Certes, à l’instar de toutes ses consœurs à travers le monde, la BCE devrait maintenir ses taux directeurs vers 0 % et continuer d’injecter des liquidités abondantes et gratuites, contenant par là même l’ampleur de la remontée des taux d’intérêt. Mais là aussi, le caractère infini de cette prodigalité commence à susciter des doutes. En effet, la Cour de Karlsruhe, l’équivalent allemand de notre Conseil constitutionnel, vient de jeter un pavé colossal dans la mare des marchés obligataires. Et pour cause : elle a tout simplement déclaré que le programme d’aide de la BCE violait, en partie, la Constitution allemande.

Dès lors, si dans les trois mois à venir, la BCE ne parvient pas à prouver le contraire, le rachat des dettes souveraines par la BCE deviendra illégal en Allemagne, mettant fin de facto à la « planche à billets » de la BCE. Au-delà de la déflagration que cela produirait à court terme sur les marchés obligataires et financiers au sens large, cela relancerait immanquablement la crise de la dette publique, qui, ne l’oublions pas, n’est qu’endormie depuis 2015 et n’attend qu’un prétexte pour se réveiller avec pertes et fracas.

Le cas échéant, en plus d’engendrer un krach obligataire et boursier international, ce scénario viendrait également réactiver la crise existentielle d’une zone euro qui est déjà aux abois. Ce qui alimenterait de nouveau la hausse des taux d’intérêt obligataires et aggraverait encore un peu plus la dépression économique qui sévit en Europe.

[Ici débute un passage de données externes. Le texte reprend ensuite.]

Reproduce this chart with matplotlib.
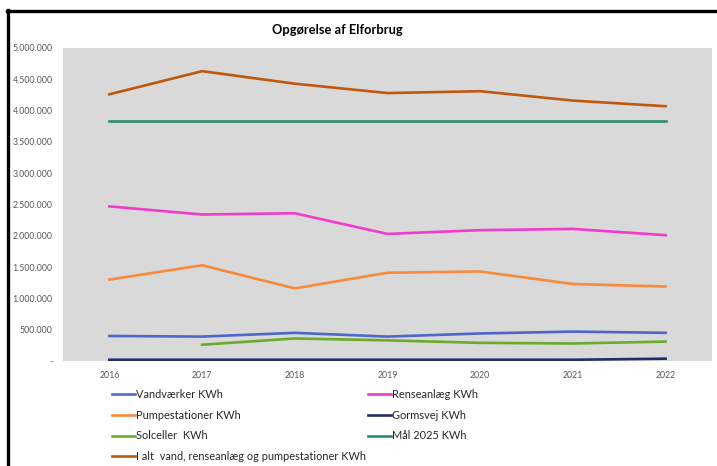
import matplotlib.pyplot as plt
from matplotlib.lines import Line2D
from matplotlib.ticker import FuncFormatter

plt.rcParams['font.family'] = ['Lato', 'DejaVu Sans']

# data
aar = ["2016", "2017", "2018", "2019", "2020", "2021", "2022"]
vandvaerker = [400000, 390000, 450000, 390000, 440000, 470000, 450000]
renseanlaeg = [2470000, 2340000, 2360000, 2030000, 2090000, 2110000, 2010000]
pumpestationer = [1300000, 1530000, 1160000, 1410000, 1430000, 1230000, 1190000]
gormsvej = [20000, 20000, 20000, 20000, 20000, 20000, 37000]
solceller = [None, 260000, 360000, 330000, 290000, 280000, 310000]
maal_2025 = [3830000] * 7
i_alt = [4260000, 4630000, 4430000, 4280000, 4310000, 4160000, 4070000]

fig = plt.figure(figsize=(7.17, 4.66), dpi=100)
ax = fig.add_axes([0.0879, 0.2253, 0.905, 0.6717])
ax.set_facecolor("#d9d9d9")

x = list(range(len(aar)))
lw = 1.9
l_vand, = ax.plot(x, vandvaerker, color="#4f68c8", lw=lw, label="Vandværker KWh")
l_rense, = ax.plot(x, renseanlaeg, color="#f03ccb", lw=lw, label="Renseanlæg KWh")
l_pump, = ax.plot(x, pumpestationer, color="#f88a3c", lw=lw, label="Pumpestationer KWh")
l_gorm, = ax.plot(x, gormsvej, color="#1f2d6e", lw=lw, label="Gormsvej KWh")
sol_x = [i for i, v in zip(x, solceller) if v is not None]
sol_y = [v for v in solceller if v is not None]
l_sol, = ax.plot(sol_x, sol_y, color="#6aab2a", lw=lw, label="Solceller  KWh")
l_maal, = ax.plot(x, maal_2025, color="#2f8a6a", lw=lw, label="Mål 2025 KWh")
l_alt, = ax.plot(x, i_alt, color="#c0570f", lw=lw,
                 label="I alt  vand, renseanlæg og pumpestationer KWh")

ax.set_xlim(-0.5, 6.5)
ax.set_ylim(0, 5000000)
ax.set_xticks(x)
ax.set_xticklabels(aar)
ax.set_yticks(range(0, 5000001, 500000))


def tusind(v, pos):
    if v == 0:
        return "-"
    return f"{int(v):,}".replace(",", ".")


ax.yaxis.set_major_formatter(FuncFormatter(tusind))
ax.tick_params(length=0, labelsize=6.3, colors="#595959")
ax.tick_params(axis="y", pad=7.5)
ax.tick_params(axis="x", pad=7)
for s in ax.spines.values():
    s.set_visible(False)

fig.text(0.47, 0.935, "Opgørelse af Elforbrug", ha="center", va="center",
         fontsize=9.3, fontweight="bold")

# Excel fills legend row by row, matplotlib column by column
handles = [l_vand, l_pump, l_sol, l_alt, l_rense, l_gorm, l_maal]
fig.legend(handles=handles, labels=[h.get_label() for h in handles],
           ncol=2, loc="upper left", bbox_to_anchor=(0.156, 0.166),
           frameon=False, fontsize=7.9, handlelength=2.1, handletextpad=0.1,
           columnspacing=0.15, labelspacing=0.9, borderaxespad=0,
           borderpad=0, labelcolor="#262626")

# chart frame (cut at right and bottom in the reference)
fig.add_artist(Line2D([0.0115, 0.0115], [0, 0.978], color="black", lw=2.4,
                      transform=fig.transFigure))
fig.add_artist(Line2D([0.0098, 1.0], [0.976, 0.976], color="black", lw=2.4,
                      transform=fig.transFigure))

fig.savefig("out.png", dpi=100)
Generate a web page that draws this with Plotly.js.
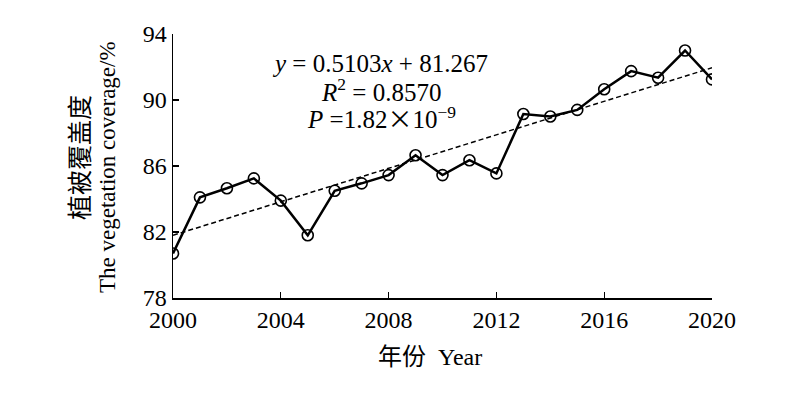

Même si nous espérons évidemment que cette triste perspective sera évitée, il faut se rendre à l’évidence : l’ère des taux d’intérêt excessivement bas est enfin terminée. Souhaitons simplement que ce retour vers une plus grande normalité incitera les Etats à améliorer leur fonctionnement et à cesser leur « fuite en avant » bien pratique à court terme, mais forcément destructrice au bout du compte, comme nous risquons malheureusement de le comprendre au cours des prochaines années.